The best bet is to talk to a station and let them lease time to these jocks to 'do their thing'. I sold Christian radio and there were always disagreements on how they didn't want to be next to this program or that. I'd shut them down by saying all I could offer is to let them buy the time before and/or after their program should the programs either side decided to stop but warned them the only way they'd be happy is to lease the whole station. I would point out they had an opportunity to change 'their listener's' minds by making a positive case for your ministry's stance. In other words, it was like keeping children from getting in to spats.

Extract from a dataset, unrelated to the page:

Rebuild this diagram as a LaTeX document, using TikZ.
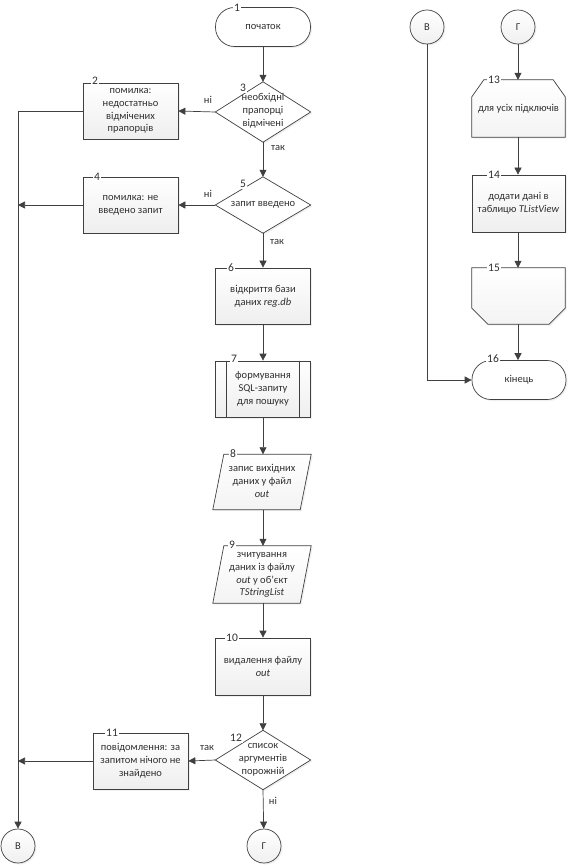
\documentclass[tikz,border=0pt]{standalone}
\usepackage{fontspec}
\setmainfont{Carlito}
\usetikzlibrary{arrows.meta,shadows,calc}
\definecolor{ln}{HTML}{404040}
\definecolor{tx}{HTML}{303030}
\begin{document}
\begin{tikzpicture}[x=1pt,y=-1pt,
  every node/.style={font=\fontsize{10.5}{12.8}\selectfont, text=tx},
  shad/.style={drop shadow={opacity=0.12, shadow xshift=1.5pt, shadow yshift=-1.5pt}},
  box/.style={draw=ln, line width=0.7pt, top color=white, bottom color=gray!13, shad,
    minimum width=95, minimum height=56, inner sep=0, align=center},
  term/.style={draw=ln, line width=0.7pt, fill=white, shad, rounded corners=19pt,
    minimum width=95, minimum height=39, inner sep=0, align=center},
  ghost/.style={minimum width=95, minimum height=56, inner sep=0, align=center},
  shapeline/.style={draw=ln, line width=0.7pt, top color=white, bottom color=gray!9, shad},
  dshape/.style={draw=ln, line width=0.7pt, fill=white, shad},
  conn/.style={circle, draw=ln, line width=0.7pt, top color=white, bottom color=gray!12, shad,
    minimum size=34, inner sep=0},
  numl/.style={fill=white, inner sep=1pt, font=\fontsize{11.5}{13}\selectfont},
  cond/.style={inner sep=1pt},
  arr/.style={draw=ln, line width=0.7pt, -{Triangle[length=7pt,width=7pt]}},
  ln/.style={draw=ln, line width=0.7pt}
]
\useasboundingbox (0,0) rectangle (568,866);

% ---------- main column ----------
\node[term] (n1) at (263,27) {початок};
\node[numl] (l1) at (237,8) {1};

\node[ghost, minimum height=60] (n3) at (263,112) {};
\path[dshape] (n3.north) -- (n3.east) -- (n3.south) -- (n3.west) -- cycle;
\node[align=center] (t3) at (263,111) {необхідні\\прапорці\\відмічені};
\node[numl] (l3) at (243,88) {3};

\node[box] (n2) at (130.5,111) {помилка:\\недостатньо\\відмічених\\прапорців};
\node[numl] (l2) at (95,81) {2};

\node[ghost, minimum height=56] (n5) at (263,205) {};
\path[dshape] (n5.north) -- (n5.east) -- (n5.south) -- (n5.west) -- cycle;
\node (t5) at (263,205) {запит введено};
\node[numl] (l5) at (243,184) {5};

\node[box] (n4) at (130.5,205) {помилка: не\\введено запит};
\node[numl] (l4) at (97,177) {4};

\node[box] (n6) at (263,296) {відкриття бази\\даних \textit{reg.db}};
\node[numl] (l6) at (231,268) {6};

\node[box] (n7) at (263,389) {формування\\SQL-запиту\\для пошуку};
\draw[ln] ($(n7.north west)+(11.5,0)$) -- ($(n7.south west)+(11.5,0)$);
\draw[ln] ($(n7.north east)+(-11.5,0)$) -- ($(n7.south east)+(-11.5,0)$);
\node[numl] (l7) at (234,359) {7};

\node[ghost, minimum width=98, minimum height=55] (n8) at (262,482) {};
\path[shapeline] (n8.south west) -- ($(n8.north west)+(11,0)$) -- (n8.north east) -- ($(n8.south east)+(-11,0)$) -- cycle;
\node[align=center] (t8) at (262,481) {запис вихідних\\даних у файл\\\textit{out}};
\node[numl] (l8) at (233,454) {8};

\node[ghost, minimum width=98, minimum height=57] (n9) at (262,574.5) {};
\path[shapeline] (n9.south west) -- ($(n9.north west)+(11,0)$) -- (n9.north east) -- ($(n9.south east)+(-11,0)$) -- cycle;
\node[align=center] (t9) at (262,575) {зчитування\\даних із файлу\\\textit{out} у об’єкт\\\textit{TStringList}};
\node[numl] (l9) at (232,545) {9};

\node[box, minimum height=57] (n10) at (263,666.5) {видалення файлу\\\textit{out}};
\node[numl] (l10) at (232,638) {10};

\node[ghost, minimum height=59] (n12) at (263,760) {};
\path[dshape] (n12.north) -- (n12.east) -- (n12.south) -- (n12.west) -- cycle;
\node[align=center] (t12) at (263,760) {список\\аргументів\\порожній};
\node[numl] (l12) at (236,738) {12};

\node[box] (n11) at (140.5,761) {повідомлення: за\\запитом нічого не\\знайдено};
\node[numl] (l11) at (112,733) {11};

\node[conn] (cb1) at (18,846) {В};
\node[conn] (cg1) at (264,846) {Г};

% ---------- right column ----------
\node[conn] (cb2) at (427,27) {В};
\node[conn] (cg2) at (518,27) {Г};

\node[ghost, minimum width=93, minimum height=57] (n13) at (518.5,108.5) {};
\path[shapeline] (n13.south west) -- ($(n13.north west)+(0,17)$) -- ($(n13.north west)+(12,0)$) -- ($(n13.north east)+(-12,0)$) -- ($(n13.north east)+(0,17)$) -- (n13.south east) -- cycle;
\node (t13) at (518.5,109) {для усіх підключів};
\node[numl] (l13) at (494,80) {13};

\node[box, minimum width=93, minimum height=57] (n14) at (518.5,203.5) {додати дані в\\таблицю \textit{TListView}};
\node[numl] (l14) at (494,175) {14};

\node[ghost, minimum width=93, minimum height=56] (n15) at (518.5,296) {};
\path[shapeline] (n15.north west) -- (n15.north east) -- ($(n15.south east)+(0,-16)$) -- ($(n15.south east)+(-16,0)$) -- ($(n15.south west)+(16,0)$) -- ($(n15.south west)+(0,-16)$) -- cycle;
\node[numl] (l15) at (494,268) {15};

\node[term, minimum width=94] (n16) at (519,380) {кінець};
\node[numl] (l16) at (493,359) {16};

% ---------- connectors ----------
\draw[arr] (n1) -- (n3.north);
\draw[arr] (n3.west) -- (n2.east);
\draw[arr] (n3.south) -- (n5.north);
\draw[arr] (n5.west) -- (n4.east);
\draw[arr] (n5.south) -- (n6.north);
\draw[arr] (n6) -- (n7);
\draw[arr] (n7) -- (n8.north -| n7.south);
\draw[arr] (n8.south -| n7.south) -- (n9.north -| n7.south);
\draw[arr] (n9.south -| n7.south) -- (n10);
\draw[arr] (n10) -- (n12.north);
\draw[arr] (n12.west) -- (n11.east);
\draw[arr] (n12.south) -- (cg1);
\draw[arr] (n2.west) -| (cb1.north);
\draw[arr] (n4.west) -- (n4.west -| cb1.north);
\draw[arr] (n11.west) -- (n11.west -| cb1.north);

\node[cond] (c1) at (208,100) {ні};
\node[cond] (c2) at (278,148) {так};
\node[cond] (c3) at (208,194) {ні};
\node[cond] (c4) at (277,242) {так};
\node[cond] (c5) at (207,748) {так};
\node[cond] (c6) at (273,801) {ні};

\draw[arr] (cg2) -- (n13.north -| cg2.south);
\draw[arr] (n13.south -| cg2.south) -- (n14.north -| cg2.south);
\draw[arr] (n14.south -| cg2.south) -- (n15.north -| cg2.south);
\draw[arr] (n15.south -| cg2.south) -- (n16.north -| cg2.south);
\draw[arr] (cb2.south) |- (n16.west);
\end{tikzpicture}
\end{document}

It is always exaggerated when egos are worn on sleeves as would be the case with a bunch of jocks.
 
Unless someone with more money than brains feels like flushing cash down the toilet on a pointless hobby, this is a god-awful idea for a profitable business.

but but... a 5000 song playlist station with obscure tunes and live djs 24/7 is the key to success for every station!
 
A pal and I, combined radio experience (if that's possible) some 50 years, were invited by a younger group of visionaries, casual radio friends all, to tour the internet Oldies station they had just begun. The group wanted our opinion.

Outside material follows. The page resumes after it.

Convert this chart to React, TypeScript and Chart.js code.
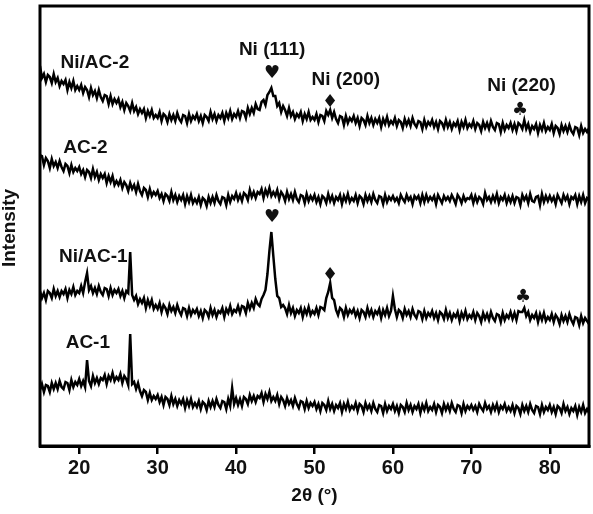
import React, { useEffect, useRef } from "react";
import { Chart, registerables } from "chart.js";
Chart.register(...registerables);

// 2θ positions (degrees), 0.25° step
const twoTheta = [
  15, 15.25, 15.5, 15.75, 16, 16.25, 16.5, 16.75, 17, 17.25, 17.5, 17.75, 18, 18.25, 18.5, 18.75, 19, 19.25, 19.5, 19.75,
  20, 20.25, 20.5, 20.75, 21, 21.25, 21.5, 21.75, 22, 22.25, 22.5, 22.75, 23, 23.25, 23.5, 23.75, 24, 24.25, 24.5, 24.75,
  25, 25.25, 25.5, 25.75, 26, 26.25, 26.5, 26.75, 27, 27.25, 27.5, 27.75, 28, 28.25, 28.5, 28.75, 29, 29.25, 29.5, 29.75,
  30, 30.25, 30.5, 30.75, 31, 31.25, 31.5, 31.75, 32, 32.25, 32.5, 32.75, 33, 33.25, 33.5, 33.75, 34, 34.25, 34.5, 34.75,
  35, 35.25, 35.5, 35.75, 36, 36.25, 36.5, 36.75, 37, 37.25, 37.5, 37.75, 38, 38.25, 38.5, 38.75, 39, 39.25, 39.5, 39.75,
  40, 40.25, 40.5, 40.75, 41, 41.25, 41.5, 41.75, 42, 42.25, 42.5, 42.75, 43, 43.25, 43.5, 43.75, 44, 44.25, 44.5, 44.75,
  45, 45.25, 45.5, 45.75, 46, 46.25, 46.5, 46.75, 47, 47.25, 47.5, 47.75, 48, 48.25, 48.5, 48.75, 49, 49.25, 49.5, 49.75,
  50, 50.25, 50.5, 50.75, 51, 51.25, 51.5, 51.75, 52, 52.25, 52.5, 52.75, 53, 53.25, 53.5, 53.75, 54, 54.25, 54.5, 54.75,
  55, 55.25, 55.5, 55.75, 56, 56.25, 56.5, 56.75, 57, 57.25, 57.5, 57.75, 58, 58.25, 58.5, 58.75, 59, 59.25, 59.5, 59.75,
  60, 60.25, 60.5, 60.75, 61, 61.25, 61.5, 61.75, 62, 62.25, 62.5, 62.75, 63, 63.25, 63.5, 63.75, 64, 64.25, 64.5, 64.75,
  65, 65.25, 65.5, 65.75, 66, 66.25, 66.5, 66.75, 67, 67.25, 67.5, 67.75, 68, 68.25, 68.5, 68.75, 69, 69.25, 69.5, 69.75,
  70, 70.25, 70.5, 70.75, 71, 71.25, 71.5, 71.75, 72, 72.25, 72.5, 72.75, 73, 73.25, 73.5, 73.75, 74, 74.25, 74.5, 74.75,
  75, 75.25, 75.5, 75.75, 76, 76.25, 76.5, 76.75, 77, 77.25, 77.5, 77.75, 78, 78.25, 78.5, 78.75, 79, 79.25, 79.5, 79.75,
  80, 80.25, 80.5, 80.75, 81, 81.25, 81.5, 81.75, 82, 82.25, 82.5, 82.75, 83, 83.25, 83.5, 83.75, 84, 84.25, 84.5, 84.75,
  85,
];

// Intensities (arbitrary units, patterns stacked with offsets)
const niAc2 = [
  380, 368, 372, 364, 371, 369, 363, 372, 364, 368, 360, 365, 362, 366, 356, 364, 358, 365, 356, 360,
  356, 361, 353, 359, 356, 349, 358, 351, 355, 348, 356, 349, 345, 351, 350, 342, 350, 342, 347, 343,
  347, 339, 344, 336, 343, 340, 335, 343, 335, 339, 332, 337, 333, 337, 328, 335, 330, 336, 328, 331,
  328, 334, 325, 332, 330, 324, 332, 326, 331, 325, 333, 327, 324, 331, 330, 323, 332, 325, 330, 327,
  332, 325, 330, 323, 331, 329, 325, 334, 327, 332, 325, 331, 328, 333, 325, 333, 328, 335, 327, 332,
  329, 335, 328, 335, 334, 328, 338, 332, 338, 333, 342, 337, 336, 344, 346, 341, 351, 354, 358, 350,
  350, 340, 343, 334, 340, 336, 330, 338, 330, 334, 327, 332, 329, 334, 325, 332, 327, 334, 326, 329,
  326, 332, 324, 331, 330, 325, 335, 331, 336, 328, 334, 327, 323, 330, 329, 321, 330, 323, 328, 325,
  330, 323, 328, 320, 328, 326, 321, 330, 323, 328, 321, 327, 323, 328, 319, 327, 322, 329, 321, 325,
  322, 328, 320, 326, 324, 318, 327, 321, 326, 320, 328, 322, 319, 325, 324, 317, 326, 319, 324, 321,
  326, 319, 324, 317, 325, 323, 318, 326, 319, 324, 317, 323, 320, 325, 316, 324, 319, 326, 318, 322,
  319, 325, 317, 323, 321, 315, 324, 318, 323, 317, 325, 319, 316, 323, 322, 314, 323, 316, 321, 318,
  323, 316, 322, 315, 323, 321, 317, 326, 317, 322, 314, 320, 317, 322, 313, 321, 316, 323, 315, 319,
  316, 322, 313, 320, 318, 312, 321, 315, 320, 314, 321, 315, 312, 319, 318, 311, 320, 313, 317, 314,
  318,
];

const ac2 = [
  291, 290, 281, 288, 285, 278, 287, 280, 284, 278, 285, 279, 275, 282, 280, 273, 281, 274, 278, 275,
  279, 272, 276, 269, 276, 274, 268, 277, 269, 274, 266, 272, 268, 272, 263, 270, 264, 270, 261, 265,
  261, 266, 258, 264, 261, 255, 263, 257, 261, 254, 262, 255, 251, 258, 256, 249, 257, 250, 254, 251,
  255, 248, 252, 245, 252, 250, 245, 254, 246, 251, 244, 250, 246, 251, 242, 250, 244, 251, 243, 247,
  243, 249, 241, 248, 246, 240, 249, 243, 249, 243, 251, 245, 242, 249, 248, 241, 251, 244, 250, 247,
  253, 246, 251, 245, 253, 251, 246, 256, 249, 254, 248, 254, 252, 257, 248, 256, 251, 258, 250, 254,
  250, 256, 247, 254, 251, 245, 254, 247, 252, 246, 254, 247, 244, 251, 250, 243, 252, 245, 250, 246,
  251, 244, 249, 242, 250, 248, 243, 252, 245, 250, 243, 249, 246, 251, 242, 250, 245, 252, 244, 248,
  245, 251, 243, 250, 248, 242, 251, 245, 250, 244, 252, 246, 243, 250, 249, 242, 251, 244, 249, 246,
  250, 245, 248, 243, 251, 247, 244, 251, 246, 249, 242, 250, 247, 250, 243, 251, 244, 251, 245, 249,
  246, 250, 242, 251, 247, 243, 250, 246, 249, 245, 251, 247, 242, 251, 248, 243, 250, 245, 248, 247,
  251, 243, 250, 244, 249, 247, 242, 253, 246, 249, 244, 250, 245, 252, 243, 249, 246, 251, 243, 249,
  244, 250, 243, 249, 248, 241, 251, 246, 250, 243, 252, 245, 244, 249, 250, 241, 252, 244, 250, 245,
  250, 245, 249, 242, 251, 247, 243, 251, 246, 250, 242, 249, 247, 251, 242, 250, 244, 251, 243, 248,
  246,
];

const niAc1 = [
  155, 148, 153, 146, 155, 153, 148, 157, 150, 155, 149, 155, 152, 157, 148, 156, 152, 159, 151, 155,
  153, 160, 153, 164, 173, 156, 160, 153, 158, 152, 160, 154, 151, 158, 157, 150, 158, 151, 156, 153,
  157, 150, 155, 148, 155, 153, 194, 151, 146, 150, 142, 147, 143, 148, 138, 146, 140, 146, 137, 141,
  137, 143, 134, 141, 138, 132, 141, 135, 139, 133, 141, 135, 131, 138, 137, 130, 138, 131, 136, 133,
  137, 130, 135, 128, 136, 134, 129, 138, 131, 136, 129, 135, 133, 138, 129, 137, 133, 140, 132, 136,
  134, 140, 133, 140, 139, 133, 143, 137, 143, 138, 147, 142, 140, 147, 151, 156, 172, 195, 214, 190,
  167, 150, 148, 139, 141, 138, 132, 141, 133, 138, 130, 136, 133, 138, 129, 137, 132, 139, 131, 135,
  132, 138, 131, 139, 138, 136, 148, 154, 163, 148, 146, 136, 131, 138, 136, 129, 138, 131, 136, 133,
  137, 130, 135, 128, 136, 134, 129, 138, 131, 136, 129, 135, 132, 137, 128, 136, 131, 138, 130, 135,
  150, 137, 129, 136, 134, 128, 137, 131, 135, 129, 137, 131, 128, 135, 134, 127, 135, 128, 133, 130,
  135, 128, 133, 126, 134, 132, 127, 136, 128, 133, 126, 132, 129, 134, 125, 133, 128, 135, 127, 131,
  128, 134, 126, 133, 130, 124, 133, 127, 132, 126, 134, 128, 125, 132, 131, 124, 133, 126, 131, 128,
  134, 127, 133, 126, 135, 134, 134, 138, 130, 134, 126, 131, 128, 133, 124, 132, 126, 133, 125, 129,
  126, 132, 124, 131, 128, 122, 131, 125, 130, 124, 132, 126, 122, 129, 128, 121, 130, 123, 128, 125,
  122,
];

const ac1 = [
  56, 62, 54, 61, 60, 54, 63, 57, 63, 57, 65, 59, 57, 64, 63, 56, 66, 59, 64, 61,
  67, 60, 65, 59, 86, 65, 60, 70, 63, 68, 62, 68, 66, 71, 62, 70, 66, 73, 65, 69,
  66, 72, 63, 70, 67, 61, 112, 62, 64, 57, 63, 55, 50, 56, 54, 46, 53, 46, 50, 47,
  51, 44, 49, 41, 49, 47, 41, 50, 42, 47, 40, 46, 42, 47, 38, 46, 40, 47, 39, 43,
  39, 45, 37, 44, 42, 36, 45, 39, 45, 39, 47, 41, 38, 45, 44, 37, 47, 40, 58, 42,
  48, 41, 47, 40, 49, 47, 42, 51, 45, 50, 44, 50, 48, 53, 44, 52, 47, 54, 45, 49,
  45, 51, 42, 49, 46, 40, 48, 42, 46, 40, 48, 42, 38, 45, 44, 37, 45, 38, 43, 40,
  44, 37, 42, 35, 43, 41, 36, 45, 37, 42, 35, 41, 38, 43, 34, 42, 37, 44, 36, 40,
  37, 43, 35, 42, 40, 34, 43, 37, 41, 35, 43, 37, 34, 41, 40, 33, 42, 35, 40, 37,
  42, 35, 40, 33, 41, 39, 34, 43, 36, 41, 34, 40, 37, 42, 33, 41, 36, 43, 35, 39,
  36, 42, 34, 41, 39, 33, 42, 36, 41, 35, 43, 37, 34, 41, 40, 33, 42, 35, 40, 37,
  41, 36, 40, 34, 42, 38, 35, 43, 37, 40, 34, 41, 36, 42, 34, 40, 37, 42, 35, 39,
  35, 41, 33, 40, 38, 32, 41, 35, 40, 34, 42, 36, 33, 40, 39, 32, 41, 34, 39, 36,
  41, 34, 39, 32, 40, 38, 33, 42, 35, 39, 32, 38, 35, 40, 31, 39, 34, 41, 33, 37,
  33,
];

const xTicks = [20, 30, 40, 50, 60, 70, 80];

const sampleLabels = ["Ni/AC-2", "AC-2", "Ni/AC-1", "AC-1"];
const sampleLabelX = [22.0, 20.8, 21.8, 21.1];
const sampleLabelY = [383, 298, 189, 103];

const peakLabels = ["Ni (111)", "Ni (200)", "Ni (220)"];
const peakLabelX = [44.6, 54.0, 76.4];
const peakLabelY = [396, 366, 360];

const markerGlyphs = ["\u2665", "\u2666", "\u2663", "\u2665", "\u2666", "\u2663"];
const markerX = [44.6, 52.0, 76.2, 44.6, 52.0, 76.6];
const markerY = [373, 344, 336, 229, 171, 149];

const FONT = "'Liberation Sans', Arial, sans-serif";

export default function App() {
  const ref = useRef<HTMLCanvasElement>(null);

  useEffect(() => {
    if (!ref.current) return;
    const mk = (vals: number[]) => ({
      data: vals.map((y, i) => ({ x: twoTheta[i], y })),
      borderColor: "#000",
      borderWidth: 2.5,
      pointRadius: 0,
      tension: 0,
      fill: false,
    });

    const overlay = {
      id: "overlay",
      afterDraw(chart: any) {
        const { ctx, chartArea, scales } = chart;
        const xs = scales.x;
        const ys = scales.y;
        ctx.save();
        ctx.strokeStyle = "#000";
        ctx.lineWidth = 3;
        ctx.strokeRect(
          chartArea.left,
          chartArea.top,
          chartArea.right - chartArea.left,
          chartArea.bottom - chartArea.top
        );
        ctx.fillStyle = "#111";
        ctx.textAlign = "center";
        ctx.textBaseline = "middle";
        ctx.font = `bold 19px ${FONT}`;
        sampleLabels.forEach((t, i) => {
          ctx.fillText(t, xs.getPixelForValue(sampleLabelX[i]), ys.getPixelForValue(sampleLabelY[i]));
        });
        peakLabels.forEach((t, i) => {
          ctx.fillText(t, xs.getPixelForValue(peakLabelX[i]), ys.getPixelForValue(peakLabelY[i]));
        });
        ctx.font = `18px 'DejaVu Sans', sans-serif`;
        markerGlyphs.forEach((g, i) => {
          ctx.fillText(g, xs.getPixelForValue(markerX[i]), ys.getPixelForValue(markerY[i]));
        });
        ctx.font = `bold 19px ${FONT}`;
        ctx.fillText("2\u03b8 (\u00b0)", (chartArea.left + chartArea.right) / 2, 496);
        ctx.translate(10, (chartArea.top + chartArea.bottom) / 2 + 2);
        ctx.rotate(-Math.PI / 2);
        ctx.fillText("Intensity", 0, 0);
        ctx.restore();
      },
    };

    const chart = new Chart(ref.current, {
      type: "line",
      data: { datasets: [mk(niAc2), mk(ac2), mk(niAc1), mk(ac1)] },
      options: {
        animation: false,
        responsive: false,
        layout: { padding: { left: 40, right: 4, top: 6, bottom: 0 } },
        plugins: { legend: { display: false }, tooltip: { enabled: false } },
        scales: {
          x: {
            type: "linear",
            min: 15,
            max: 85,
            afterBuildTicks: (s: any) => {
              s.ticks = xTicks.map((v) => ({ value: v }));
            },
            afterFit: (s: any) => {
              s.height = 68;
            },
            ticks: {
              font: { family: FONT, size: 20, weight: "bold" },
              color: "#111",
              padding: 2,
              maxRotation: 0,
            },
            grid: {
              drawOnChartArea: false,
              drawTicks: true,
              tickLength: 8,
              color: "#000",
              lineWidth: 2.5,
            },
            border: { display: true, color: "#000", width: 3 },
          },
          y: { display: false, min: 0, max: 440 },
        },
      },
      plugins: [overlay],
    } as any);
    return () => chart.destroy();
  }, []);

  return (
    <div style={{ position: "fixed", left: 0, top: 0, width: 593, height: 514, background: "#fff" }}>
      <canvas ref={ref} width={593} height={514} />
    </div>
  );
}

Not so much vis-a-vis 'selling' the premise, as they had hoped, but more our opinion as to how the place 'sounded'.

Their equipment was excellent -- better than at some of the licensed stations where both my pal and I had worked. The music supply and the cart rack and the microphones and the jingles (!) and the the engineering and the equipment and the server system were quite impressive.

So was the array of air talent, ranging in age from perhaps their late 20's until maybe their early-50's. The staff was all-male, all but one of whom had otherwise collected paychecks from commercial stations (and that lone wet-behind-the-earphones guy was to wind up working P/T at a commercial Oldies station himself)!

And there was one gal on the air. She played C&W on her shift once a week. Her equipment, from a remote setup, was a computer and what sounded like an on-off switch for a mixer.

Right away, you might grasp the stirrings of discontent present even WITHOUT her Country show sullying the 50's and 60's premise. 'Oldies' at the time, among the air staff, could be interpreted individually as anything by Al Jolson up to and including the Screaming Trees.
It was a fun listen for me personally; I had known many of these folks from back when, and love them all. But the place never came together. The grumbling about what were 'true classic Oldies' was evident when my pal and I were VISITING there for the first time!
The basement-floor denouement probably arrived around the same time when it became widely known that the Country gal and her on-off mixing console was getting more personal-message responses than the other five or so Oldies shifts combined!

The station's main gang and I are still very much in touch, by the way, even though the station and its wonderful, pie-eyed clairvoyance no longer exists.

Also, by the way, the date for this visit and its initial dichotomy was 1999.
 
The grumbling about what were 'true classic Oldies' was evident when my pal and I were VISITING there for the first time!

Great post. Sounds familiar. Everyone has their opinion, and democracy is not easy or neat. It wasn't just country music that got played in the early 60s, but jazz (Al Hirt, Pete Fountain, Louis Armstrong) and a lot of foreign language songs (Sukiyaki, Dominique, etc). The solution some places come up with is some form of block programming, and that's not what most programmers prefer.

This was the battle that raged at MTV in the 90s, among the various programmers who dealt with the styles of pop music at the time. Should they play more rap or more pop? Both were very popular, but the music itself was splitting apart. You could see it in front of your face at the annual MTV awards.